Fe–Nx/C electrocatalysts synthesized by pyrolysis of Fe(II)–2,3,5,6-tetra(2-pyridyl)pyrazine complex for PEM fuel cell oxygen reduction reaction

2,3,5,6-Tetra(2-pyridyl)pyrazine (TPPZ) was employed as a ligand to prepare an iron(II) complex (Fe–TPPZ) that served as a precursor to synthesize carbon-supported catalysts (Fe–Nx/C) through heat-treatment at 600, 700, 800 and 900 °C under N2 atmosphere. Both the structure and composition of the synthesized Fe–Nx/C were analyzed by X-ray diffraction and energy-dispersive X-ray microanalysis, respectively. The rotating disk and ring-disk electrode measurements showed that these catalysts have strong ORR activity with an overall 4-electron transfer process through a (2 + 2)-electron transfer mechanism, which was assigned to the catalytic function of the Fe–Nx center. A study on the heat-treatment temperature on the ORR activity showed that 800 °C is the optimal temperature for the synthesized catalysts. Furthermore, the effect of both catalyst and Nafion® ionomer loadings in the catalyst layer on the corresponding ORR activity was also investigated. The kinetic parameters such as the chemical reaction rate between O2 and Fe–Nx/C (adduct formation reaction), the rate constant for the rate-determining step (RDS), and the electron numbers in the ORR, were obtained. The methanol tolerance of the catalyst was also tested. To validate the ORR activity, a membrane electrode assembly in which the cathode catalyst layer contained Fe–Nx/C was constructed and tested in a real fuel cell. The results obtained are encouraging when compared with similar non-noble catalysts.

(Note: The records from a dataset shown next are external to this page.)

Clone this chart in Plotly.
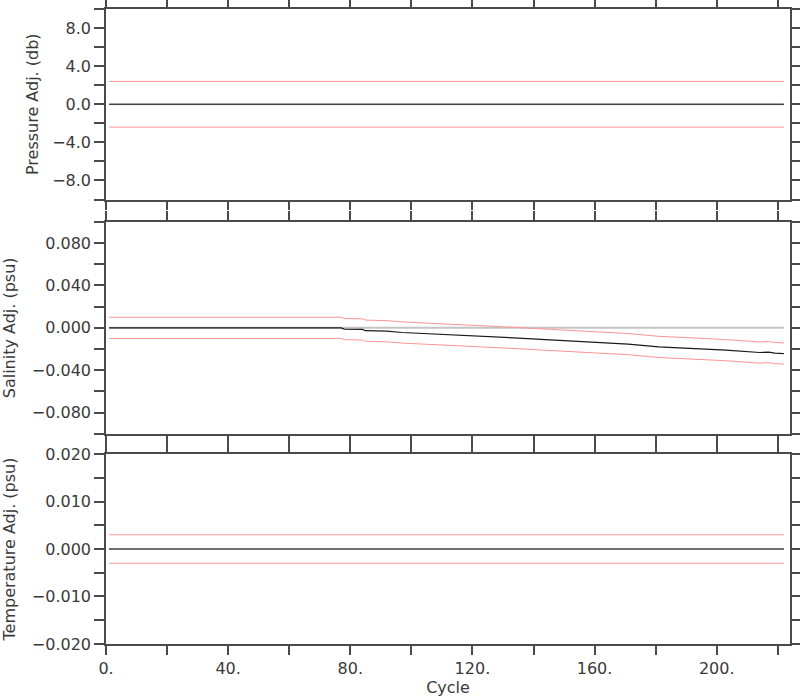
import plotly.graph_objects as go
from plotly.subplots import make_subplots

# ---------------- data ----------------
# Pressure adjustment (db) and its error envelope
pres_cycles = [1, 180, 181, 196, 197, 222]
pres_adj = [0.0, 0.0, 0.0, 0.0, 0.0, 0.0]
pres_err = [2.4, 2.4, 2.44, 2.44, 2.4, 2.4]

# Salinity adjustment (psu) and its error envelope
sal_cycles = [1, 77, 78, 84, 85, 92, 97, 104, 110, 114, 117, 128, 135,
              141, 149, 160, 171, 181, 192, 203, 214, 217, 219, 222]
sal_adj = [0.0, 0.0, -0.0012, -0.0015, -0.0027, -0.0032, -0.0044, -0.0053,
           -0.0060, -0.0064, -0.0072, -0.0085, -0.0097, -0.0107, -0.0120,
           -0.0139, -0.0154, -0.0180, -0.0195, -0.0211, -0.0233, -0.0229,
           -0.0238, -0.0243]
sal_err = [0.010] * len(sal_cycles)

# Temperature adjustment and its error envelope
temp_cycles = [1, 222]
temp_adj = [0.0, 0.0]
temp_err = [0.003, 0.003]

# zero reference
zero_cycles = [1, 222]
zero_vals = [0.0, 0.0]

# axis ticks
x_tickvals = [0, 20, 40, 60, 80, 100, 120, 140, 160, 180, 200, 220]
x_ticktext = ["0.", "", "40.", "", "80.", "", "120.", "", "160.", "", "200.", ""]
p_tickvals = [-10, -8, -6, -4, -2, 0, 2, 4, 6, 8, 10]
p_ticktext = ["", "\u22128.0", "", "\u22124.0", "", "0.0", "", "4.0", "", "8.0", ""]
s_tickvals = [-0.1, -0.08, -0.06, -0.04, -0.02, 0.0, 0.02, 0.04, 0.06, 0.08, 0.1]
s_ticktext = ["", "\u22120.080", "", "\u22120.040", "", "0.000", "", "0.040", "", "0.080", ""]
t_tickvals = [-0.02, -0.015, -0.01, -0.005, 0.0, 0.005, 0.01, 0.015, 0.02]
t_ticktext = ["\u22120.020", "", "\u22120.010", "", "0.000", "", "0.010", "", "0.020"]

# ---------------- figure ----------------
RED = "#ff9494"
BLACK = "#1a1a1a"
GRAY = "#c4c4c4"
AX = "#4a4a4a"

fig = make_subplots(rows=3, cols=1)


def add_panel(row, cyc, adj, err):
    up = [a + e for a, e in zip(adj, err)]
    lo = [a - e for a, e in zip(adj, err)]
    fig.add_trace(go.Scatter(x=zero_cycles, y=zero_vals, mode="lines",
                             line=dict(color=GRAY, width=2), showlegend=False,
                             hoverinfo="skip"), row=row, col=1)
    fig.add_trace(go.Scatter(x=cyc, y=up, mode="lines",
                             line=dict(color=RED, width=1), showlegend=False),
                  row=row, col=1)
    fig.add_trace(go.Scatter(x=cyc, y=lo, mode="lines",
                             line=dict(color=RED, width=1), showlegend=False),
                  row=row, col=1)
    fig.add_trace(go.Scatter(x=cyc, y=adj, mode="lines",
                             line=dict(color=BLACK, width=1.2), showlegend=False),
                  row=row, col=1)


add_panel(1, pres_cycles, pres_adj, pres_err)
add_panel(2, sal_cycles, sal_adj, sal_err)
add_panel(3, temp_cycles, temp_adj, temp_err)

font = dict(family="DejaVu Sans", size=16, color="#3a3a3a")

common_x = dict(range=[0, 224], tickvals=x_tickvals, ticktext=x_ticktext,
                ticks="outside", ticklen=9, tickwidth=1.5, tickcolor=AX,
                showline=True, linecolor=AX, linewidth=1.5, mirror="ticks",
                showgrid=False, zeroline=False, tickfont=font, automargin=False)
common_y = dict(ticks="outside", ticklen=10, tickwidth=1.5, tickcolor=AX,
                showline=True, linecolor=AX, linewidth=1.5, mirror="ticks",
                showgrid=False, zeroline=False, tickfont=font, automargin=False)

fig.update_layout(
    width=800, height=700,
    margin=dict(l=106, r=10, t=9, b=56, autoexpand=False),
    paper_bgcolor="white", plot_bgcolor="white",
    font=font,
    xaxis=dict(common_x, domain=[0, 1], showticklabels=False),
    xaxis2=dict(common_x, domain=[0, 1], showticklabels=False),
    xaxis3=dict(common_x, domain=[0, 1], showticklabels=True,
                title=dict(text="Cycle", font=font, standoff=4)),
    yaxis=dict(common_y, domain=[0.700, 1.0], range=[-10, 10],
               tickvals=p_tickvals, ticktext=p_ticktext,
               title=dict(text="Pressure Adj. (db)", font=font, standoff=10)),
    yaxis2=dict(common_y, domain=[0.3312, 0.6646], range=[-0.1, 0.1],
                tickvals=s_tickvals, ticktext=s_ticktext,
                title=dict(text="Salinity Adj. (psu)", font=font, standoff=16)),
    yaxis3=dict(common_y, domain=[0.0, 0.2992], range=[-0.02, 0.02],
                tickvals=t_tickvals, ticktext=t_ticktext,
                title=dict(text="Temperature Adj. (psu)", font=font, standoff=16)),
)

# remove the default 8px page margin so the 800x700 figure fills the window
fig.write_html("out.html", config={"displayModeBar": False},
               post_script="document.body.style.margin='0';")
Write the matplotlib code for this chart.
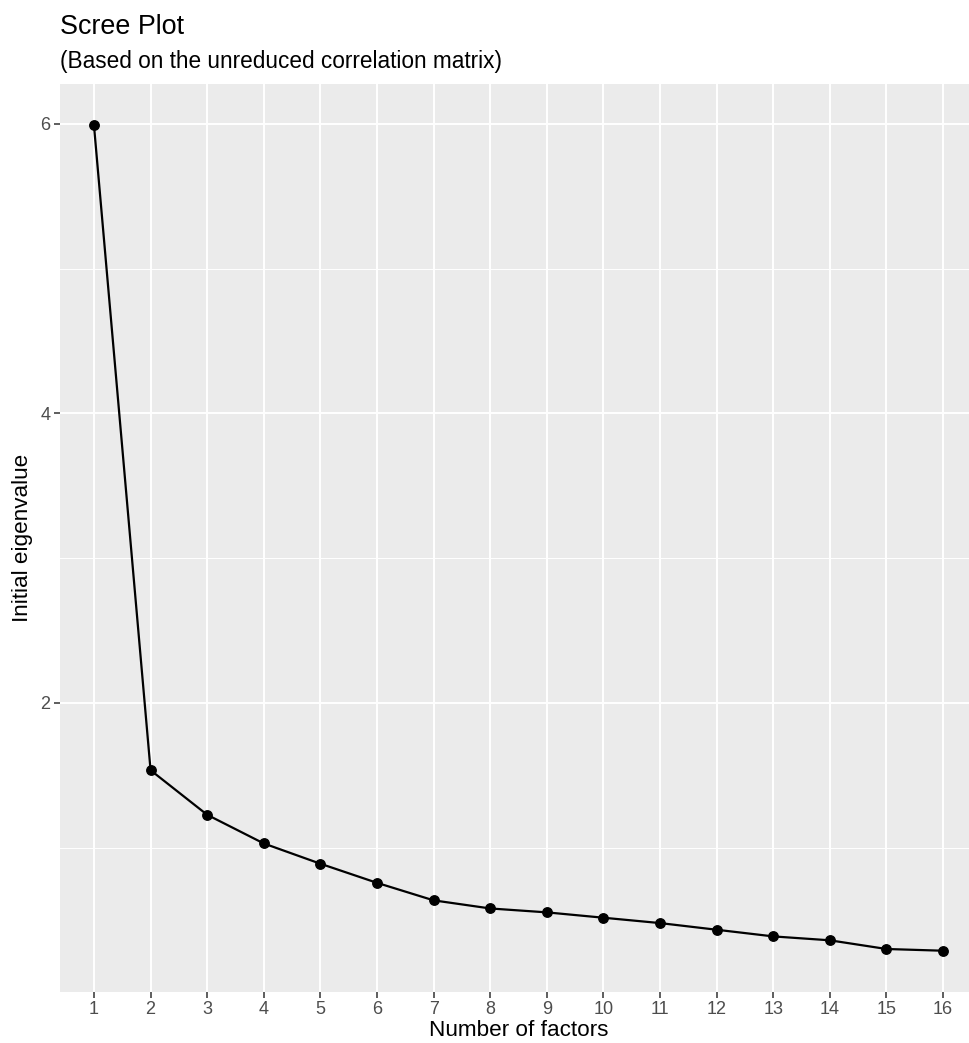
import matplotlib
matplotlib.use("Agg")
import matplotlib.pyplot as plt
import numpy as np

plt.rcParams['font.family'] = ['Liberation Sans', 'DejaVu Sans']

# scree values
factors = list(range(1, 17))
eigenvalues = [5.99, 1.535, 1.227, 1.029, 0.889, 0.757, 0.636, 0.580,
               0.553, 0.516, 0.479, 0.433, 0.387, 0.360, 0.300, 0.288]
y_major = [2, 4, 6]
y_minor = [1, 3, 5]

W, H = 970, 1043
fig = plt.figure(figsize=(W / 100, H / 100), dpi=100)

# panel in pixels: left 60, top 84, bottom 992, right runs off the image (~977)
left, top, bottom, right = 60, 84, 992, 977
ax = fig.add_axes([left / W, 1 - bottom / H, (right - left) / W, (bottom - top) / H])
ax.set_facecolor('#EBEBEB')
for s in ax.spines.values():
    s.set_visible(False)

# ggplot-like expansion: discrete x (+-0.6), continuous y (5%)
ax.set_xlim(0.4, 16.6)
lo, hi = min(eigenvalues), max(eigenvalues)
pad = 0.05 * (hi - lo)
ax.set_ylim(lo - pad, hi + pad)

ax.set_xticks(factors)
ax.set_xticklabels([str(f) for f in factors])
ax.set_yticks(y_major)
ax.set_yticks(y_minor, minor=True)

ax.grid(True, which='major', color='white', linewidth=1.4)
ax.grid(True, which='minor', axis='y', color='white', linewidth=0.7)
ax.set_axisbelow(True)

ax.tick_params(axis='both', which='major', length=4.3, width=1.1, color='#333333',
               labelcolor='#4D4D4D', labelsize=13, pad=2.5)
ax.tick_params(axis='y', which='minor', length=0)

ax.plot(factors, eigenvalues, color='black', linewidth=1.6, zorder=3)
ax.plot(factors, eigenvalues, 'o', color='black', markersize=6.8, zorder=4)

ax.set_xlabel('Number of factors', fontsize=16.2, color='black', labelpad=1)
ax.set_ylabel('Initial eigenvalue', fontsize=16.2, color='black', labelpad=5)

fig.text(left / W, 1 - 34 / H, 'Scree Plot', fontsize=19.4, ha='left', va='baseline')
fig.text(left / W, 1 - 68 / H, '(Based on the unreduced correlation matrix)',
         fontsize=16.3, ha='left', va='baseline')

fig.savefig('out.png', dpi=100)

► 2,3,5,6-Tetra(2-pyridyl)pyrazine (TPPZ) was employed as a ligand to prepare an iron(II) complex (Fe–TPPZ) at the first time.
► The effect of both catalyst and Nafion® ionomer loadings in the catalyst layer on the corresponding ORR activity was investigated by both rotating disk electrode and rotating ring disk electrode techniques.
► It was found that this catalyst has strong ORR activity with an overall 4-electron transfer process through a (2 + 2)-electron transfer mechanism, which was assigned to the catalytic function of the Fe–Nx center.
► The results obtained in a real fuel cell environment assembled with such a catalyst as the cathode are encouraging when compared with similar non-noble catalysts.